Sebetulnya ini bukan kejadian pertama, akhir tahun lalupun demikian, karena semua sudah ijin sebelum idul qurban tanggal 20 Desember 2007, sekaligus liburam natal dan tahun baru. Sehingga, saya terpaksa kembali tanggal 24 Desember 2007. Saya tidak tahu apa yang ada dalam pikiran mereka sehingga mudah saja, tidak masuk kerja.

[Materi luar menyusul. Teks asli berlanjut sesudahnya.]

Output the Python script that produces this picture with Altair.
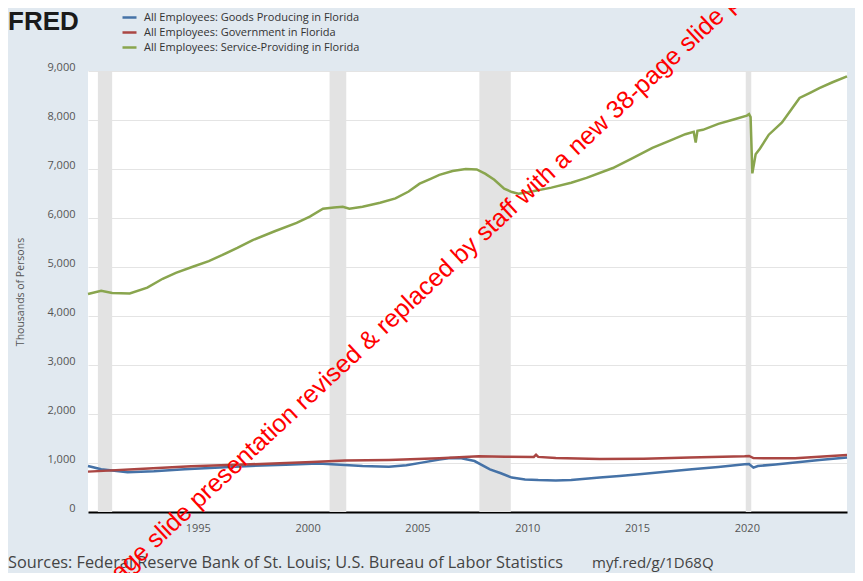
import altair as alt
import pandas as pd

# ---- data ----
series_names = [
    "All Employees: Goods Producing in Florida",
    "All Employees: Government in Florida",
    "All Employees: Service-Providing in Florida",
]
series_colors = ["#4572a7", "#aa4643", "#89a54e"]

goods_years = [1990.0, 1990.6, 1991.8, 1993.0, 1994.4, 1996.0, 1997.4, 1999.0, 2000.5,
               2001.5, 2002.5, 2003.7, 2004.5, 2005.2, 2006.0, 2006.5, 2007.0, 2007.6,
               2008.3, 2008.8, 2009.3, 2009.9, 2010.5, 2011.3, 2012.0, 2013.3, 2014.2,
               2015.1, 2016.3, 2017.5, 2018.7, 2019.9, 2020.1, 2020.3, 2020.5, 2021.3,
               2022.2, 2023.3, 2024.56]
goods_values = [939, 871, 810, 830, 871, 910, 939, 965, 988,
                965, 940, 926, 955, 1008, 1070, 1100, 1095, 1040,
                871, 790, 702, 665, 653, 645, 653, 702, 735,
                769, 820, 871, 920, 973, 980, 906, 939, 970,
                1008, 1060, 1110]

gov_years = [1990.0, 1992.1, 1994.7, 1997.4, 2000.2, 2001.7, 2003.7, 2006.0, 2007.8,
             2009.0, 2010.3, 2010.4, 2010.5, 2011.3, 2013.3, 2015.3, 2017.4, 2019.9,
             2020.1, 2020.3, 2022.2, 2024.56]
gov_values = [824, 871, 935, 973, 1020, 1050, 1061, 1096, 1140,
              1130, 1125, 1170, 1125, 1100, 1080, 1085, 1110, 1140,
              1145, 1100, 1095, 1165]

serv_years = [1990.0, 1990.6, 1991.1, 1991.9, 1992.7, 1993.4, 1994.0, 1994.8, 1995.5,
              1996.1, 1996.8, 1997.5, 1998.5, 1999.5, 2000.1, 2000.7, 2001.2, 2001.6,
              2001.9, 2002.5, 2003.3, 2004.0, 2004.6, 2005.1, 2005.6, 2006.0, 2006.6,
              2007.2, 2007.7, 2008.1, 2008.5, 2008.95, 2009.3, 2009.6, 2010.2, 2011.1,
              2012.0, 2012.7, 2013.9, 2014.8, 2015.7, 2016.5, 2017.2, 2017.58, 2017.67,
              2017.75, 2018.0, 2018.7, 2019.4, 2020.0, 2020.1, 2020.17, 2020.25, 2020.4,
              2020.6, 2021.0, 2021.6, 2022.0, 2022.4, 2022.9, 2023.3, 2023.9, 2024.56]
serv_values = [4450, 4515, 4470, 4460, 4580, 4760, 4880, 5010, 5120,
               5240, 5390, 5550, 5730, 5900, 6030, 6190, 6215, 6230,
               6190, 6230, 6310, 6400, 6540, 6700, 6800, 6880, 6960,
               7000, 6990, 6900, 6780, 6600, 6530, 6496, 6540, 6620,
               6720, 6820, 7020, 7220, 7430, 7580, 7710, 7760, 7540,
               7780, 7800, 7920, 8010, 8090, 8120, 8060, 6910, 7300,
               7420, 7700, 7950, 8200, 8450, 8560, 8650, 8770, 8890]

recession_starts = [1990.45, 2001.0, 2007.82, 2019.95]
recession_ends = [1991.1, 2001.76, 2009.25, 2020.2]

x_ticks = [1995, 2000, 2005, 2010, 2015, 2020]
y_ticks = [0, 1000, 2000, 3000, 4000, 5000, 6000, 7000, 8000, 9000]
x_domain = [1990.0, 2024.56]
y_domain = [0, 9000]

source_text = "Sources: Federal Reserve Bank of St. Louis; U.S. Bureau of Labor Statistics"
url_text = "myf.red/g/1D68Q"
logo_text = "FRED"
y_title = "Thousands of Persons"
stamp_text = "page slide presentation revised & replaced by staff with a new 38-page slide presentation"

# ---- tables ----
rows = []
for name, ys, vs in zip(series_names, [goods_years, gov_years, serv_years],
                        [goods_values, gov_values, serv_values]):
    for yr, v in zip(ys, vs):
        rows.append({"series": name, "year": yr, "value": v})
lines_df = pd.DataFrame(rows)
rec_df = pd.DataFrame({"start": recession_starts, "end": recession_ends})

W, H = 759, 441
FONT = "Open Sans"

x_scale = alt.Scale(domain=x_domain, nice=False, zero=False)
y_scale = alt.Scale(domain=y_domain, nice=False)

x_axis = alt.Axis(values=x_ticks, format="d", title=None, grid=False, ticks=False,
                  domain=True, domainColor="#000000", domainWidth=2,
                  labelPadding=10, labelFontSize=11, labelColor="#555555", labelFont=FONT)
y_axis = alt.Axis(values=y_ticks, format=",d", title=y_title, grid=True,
                  gridColor="#e4e4e4", gridWidth=1, ticks=False, domain=False,
                  labelPadding=13, labelFontSize=11, labelColor="#555555", labelFont=FONT,
                  labelOffset=-4, titleFont=FONT, titleFontSize=10.5,
                  titleFontWeight="normal", titleColor="#555555", titlePadding=21)

rec = alt.Chart(rec_df).mark_rect(color="#e3e3e3").encode(
    x=alt.X("start:Q", scale=x_scale, axis=x_axis),
    x2="end:Q",
    y=alt.datum(0, scale=y_scale, axis=y_axis),
    y2=alt.datum(9000),
)

lines = alt.Chart(lines_df).mark_line(strokeWidth=2.5).encode(
    x=alt.X("year:Q", scale=x_scale, axis=x_axis),
    y=alt.Y("value:Q", scale=y_scale, axis=y_axis),
    color=alt.Color("series:N", scale=alt.Scale(domain=series_names, range=series_colors),
                    legend=alt.Legend(orient="none", legendX=33, legendY=-62, title=None,
                                      symbolType="stroke", symbolSize=196,
                                      symbolStrokeWidth=2.5, labelFont=FONT,
                                      labelFontSize=11, labelColor="#333333",
                                      labelLimit=0, rowPadding=1, labelOffset=6,
                                      padding=0)),
    order="year:Q",
)

def label(text, x, y, **kw):
    return alt.Chart(pd.DataFrame({"t": [text]})).mark_text(**kw).encode(
        text="t:N", x=alt.value(x), y=alt.value(y))

logo = label(logo_text, -80, -41, font="Liberation Sans", fontSize=26, fontWeight="bold",
             color="#1a1a1a", align="left", baseline="alphabetic")
src = label(source_text, -80, 497, font=FONT, fontSize=16.3, color="#444444",
            align="left", baseline="alphabetic")
url = label(url_text, 504, 497, font=FONT, fontSize=15, color="#444444",
            align="left", baseline="alphabetic")
stamp = label(stamp_text, 22, 521, font="Liberation Sans", fontSize=25, color="#ff0000",
              align="left", baseline="alphabetic", angle=317)

chart = alt.layer(rec, lines, logo, src, url, stamp).properties(
    width=W, height=H,
    padding={"left": 80, "top": 63, "right": 8, "bottom": 61},
    autosize=alt.AutoSizeParams(type="none"),
).configure(background="#e1e9f0").configure_view(fill="white", stroke=None)

chart.save("out.html", embed_options={"renderer": "svg", "actions": False})
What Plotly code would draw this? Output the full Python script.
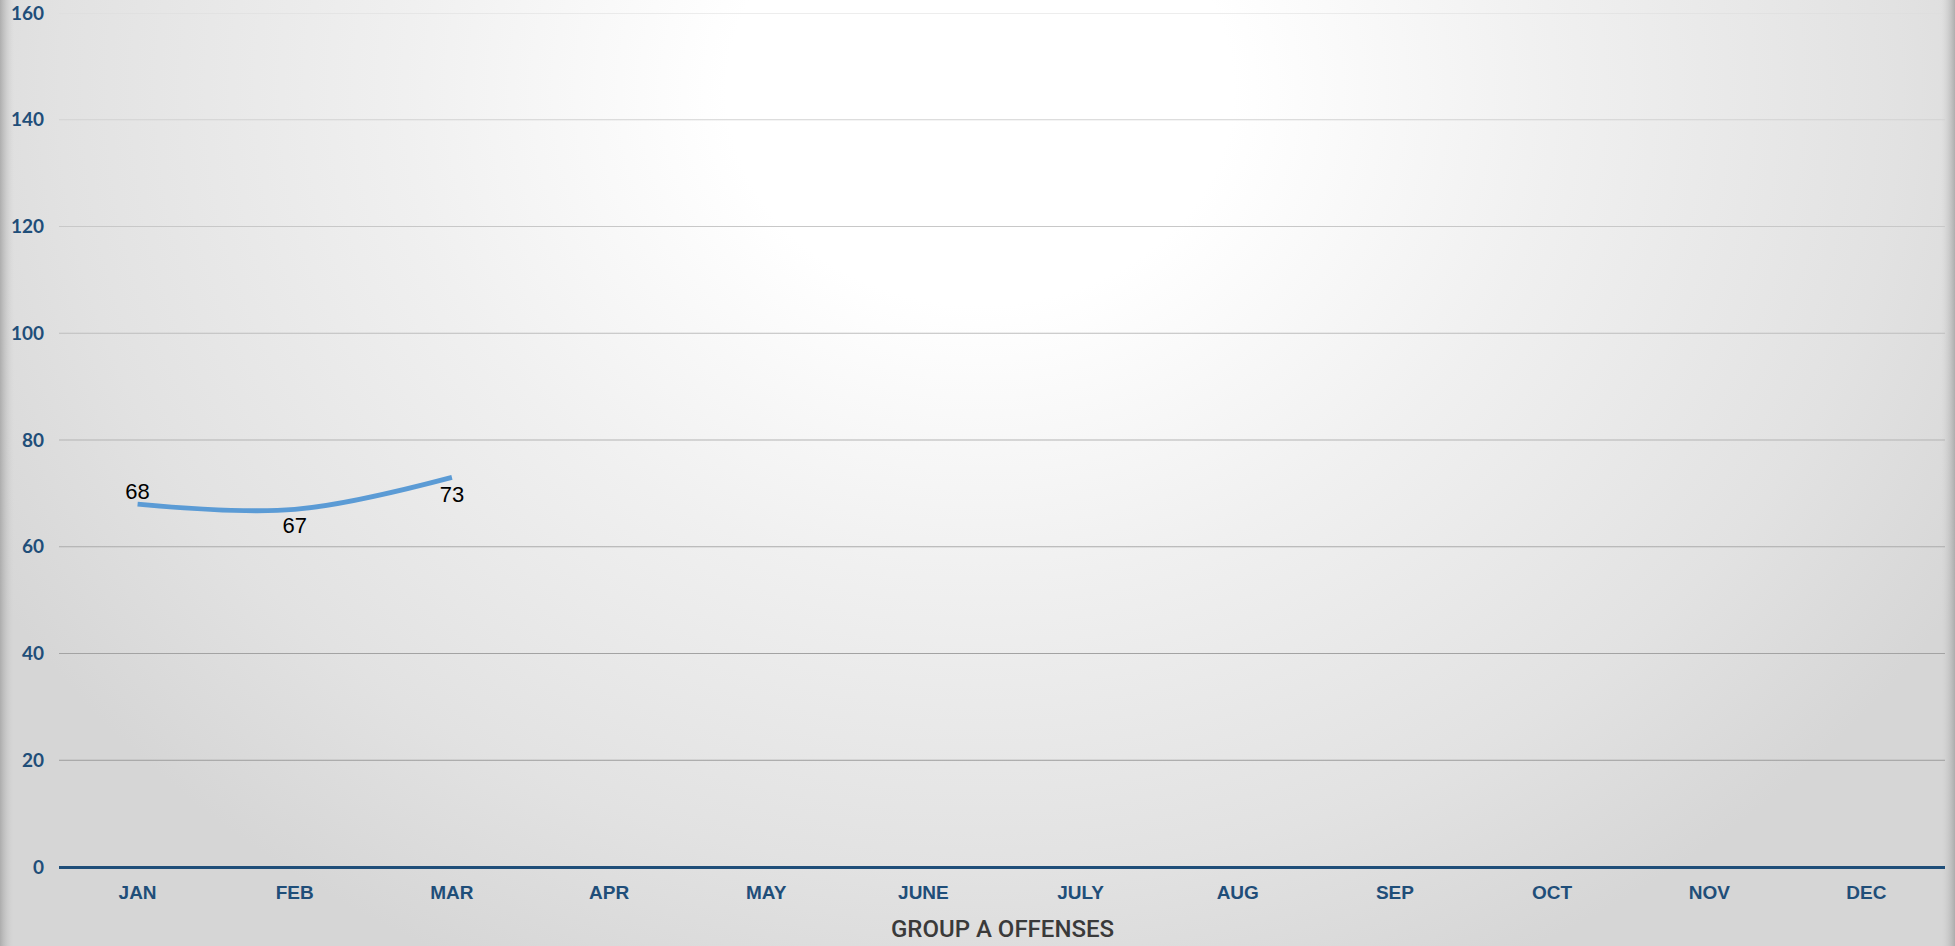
import base64
import plotly.graph_objects as go

months = ["JAN", "FEB", "MAR", "APR", "MAY", "JUNE", "JULY", "AUG", "SEP", "OCT", "NOV", "DEC"]
offenses = [68, 67, 73, None, None, None, None, None, None, None, None, None]
label_pos = ["top center", "bottom center", "bottom center"] + ["top center"] * 9
y_ticks = [0, 20, 40, 60, 80, 100, 120, 140, 160]
grid_colors = {20: "#9c9c9c", 40: "#a3a3a3", 60: "#ababab", 80: "#b3b3b3",
               100: "#bdbdbd", 120: "#c8c8c8", 140: "#d2d2d2", 160: "#dcdcdc"}

W, H = 1955, 946
L, R, T, B = 59, 10, 13, 79
PW, PH = W - L - R, H - T - B

svg = f'''<svg xmlns="http://www.w3.org/2000/svg" width="{W}" height="{H}" viewBox="0 0 {W} {H}" preserveAspectRatio="none">
<defs>
<radialGradient id="g" gradientUnits="userSpaceOnUse" cx="980" cy="90" r="1150" gradientTransform="translate(980 90) scale(1 0.85) translate(-980 -90)">
<stop offset="0" stop-color="#ffffff"/>
<stop offset="0.22" stop-color="#ffffff"/>
<stop offset="0.5" stop-color="#f0f0f0"/>
<stop offset="0.8" stop-color="#e2e2e2"/>
<stop offset="1" stop-color="#d6d6d6"/>
</radialGradient>
<linearGradient id="lft" x1="0" y1="0" x2="1" y2="0">
<stop offset="0" stop-color="#a8a8a8" stop-opacity="0.9"/>
<stop offset="1" stop-color="#d0d0d0" stop-opacity="0"/>
</linearGradient>
<linearGradient id="rgt" x1="1" y1="0" x2="0" y2="0">
<stop offset="0" stop-color="#a8a8a8" stop-opacity="0.9"/>
<stop offset="1" stop-color="#d0d0d0" stop-opacity="0"/>
</linearGradient>
</defs>
<rect x="0" y="0" width="{W}" height="{H}" fill="url(#g)"/>
<rect x="0" y="0" width="14" height="{H}" fill="url(#lft)"/>
<rect x="{W-14}" y="0" width="14" height="{H}" fill="url(#rgt)"/>
</svg>'''
bg_uri = "data:image/svg+xml;base64," + base64.b64encode(svg.encode()).decode()

fig = go.Figure()
fig.add_trace(go.Scatter(
    x=months, y=offenses, mode="lines+markers+text",
    line=dict(color="#5B9BD5", width=4.8, shape="spline", smoothing=1),
    marker=dict(size=[0, 9, 12] + [0] * 9, opacity=0, color="#5B9BD5"),
    text=[str(v) if v is not None else "" for v in offenses],
    textposition=label_pos,
    textfont=dict(family="Liberation Sans, Arial, sans-serif", size=22, color="#000000"),
    hoverinfo="skip", showlegend=False, cliponaxis=False,
))

shapes = []
for v in y_ticks[1:]:
    shapes.append(dict(type="line", xref="paper", x0=0, x1=1, yref="y", y0=v, y1=v,
                       line=dict(color=grid_colors[v], width=1), layer="below"))

fig.update_layout(
    width=W, height=H,
    margin=dict(l=L, r=R, t=T, b=B, autoexpand=False),
    paper_bgcolor="#e4e4e4",
    plot_bgcolor="rgba(0,0,0,0)",
    images=[dict(source=bg_uri, xref="paper", yref="paper",
                 x=-L / PW, y=1 + T / PH, sizex=W / PW, sizey=H / PH,
                 xanchor="left", yanchor="top", sizing="stretch", layer="below")],
    shapes=shapes,
    xaxis=dict(
        type="category", categoryorder="array", categoryarray=months,
        range=[-0.5, 11.5], showgrid=False, zeroline=False, showline=False,
        tickfont=dict(family="Liberation Sans, Arial, sans-serif", size=19, color="#1F4E79", weight="bold"),
        ticks="", ticklabelstandoff=12, automargin=False,
    ),
    yaxis=dict(
        range=[0, 160], tickvals=y_ticks, showgrid=False,
        zeroline=True, zerolinecolor="#1F4E79", zerolinewidth=3,
        showline=False, ticks="", automargin=False,
        tickfont=dict(family="Lato, Open Sans, sans-serif", size=19, color="#1F4E79", weight="bold"),
        ticklabelstandoff=14,
    ),
    annotations=[dict(
        text="GROUP A OFFENSES", xref="paper", yref="paper", x=0.5, y=-(945 - 867) / PH,
        xanchor="center", yanchor="bottom", showarrow=False,
        font=dict(family="Roboto, sans-serif", size=24, color="#3a3a3a", weight=500),
    )],
)

fig.write_html("out.html", config={"displayModeBar": False},
               post_script="document.body.style.margin='0';document.body.style.overflow='hidden';")
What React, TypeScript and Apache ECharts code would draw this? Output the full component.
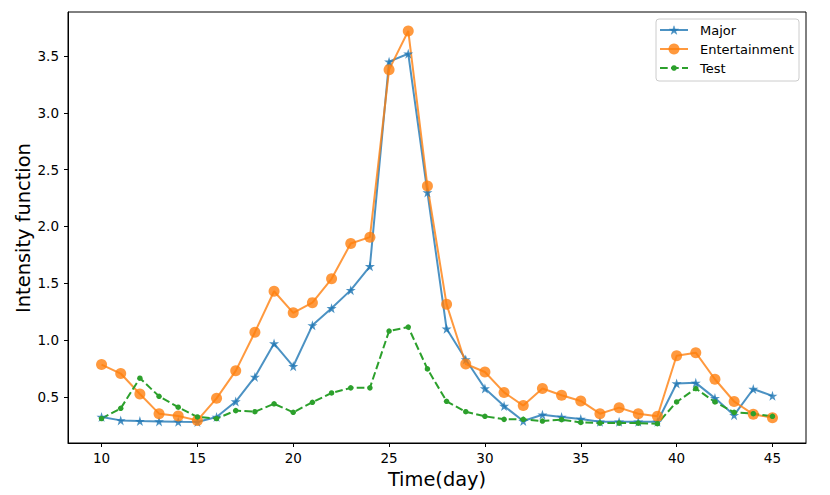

Saya tidak tahu apakah pengorbanan saya dan keluarga akan membuahkan sesuatu yang bermanfaat. Yang pasti saya merasa ini sudah tanggungjawab dan resiko ditugaskan ke luar kota, jauh dari keluarga. Sudah resiko menjadi pimpinan. Mudah-mudahan saya tidak diminta tanggungjawab nanti karena terlalu lemah kepada anak buah. memang amat disesalkan saya terlalu lemah untuk menegor mereka. Padahal saya pimpinan mereka. Tapi paling tidak saya jadi tahu mana yang tulus bekerja dan siapa-siapa yang mencoba memanfaatkan kebaikan saya. saya jadi tahu karakter manusia pekerja seperti apa. Saya tidak tahu siapa yang berdosa, membiarkan mereka boles beberapa hari kerja karena harpitnas, atau mereka sendiri yang mencoba memperdaya saya...

Beruntung, dirumah dan kantor ada internet..hampir tiap hari selepas isya saya chating dengan anak-anak dan keluarga dirumah. teknologi Webcam memudahkan kami berdialog dengan saling melihat dengan cuma-cuma....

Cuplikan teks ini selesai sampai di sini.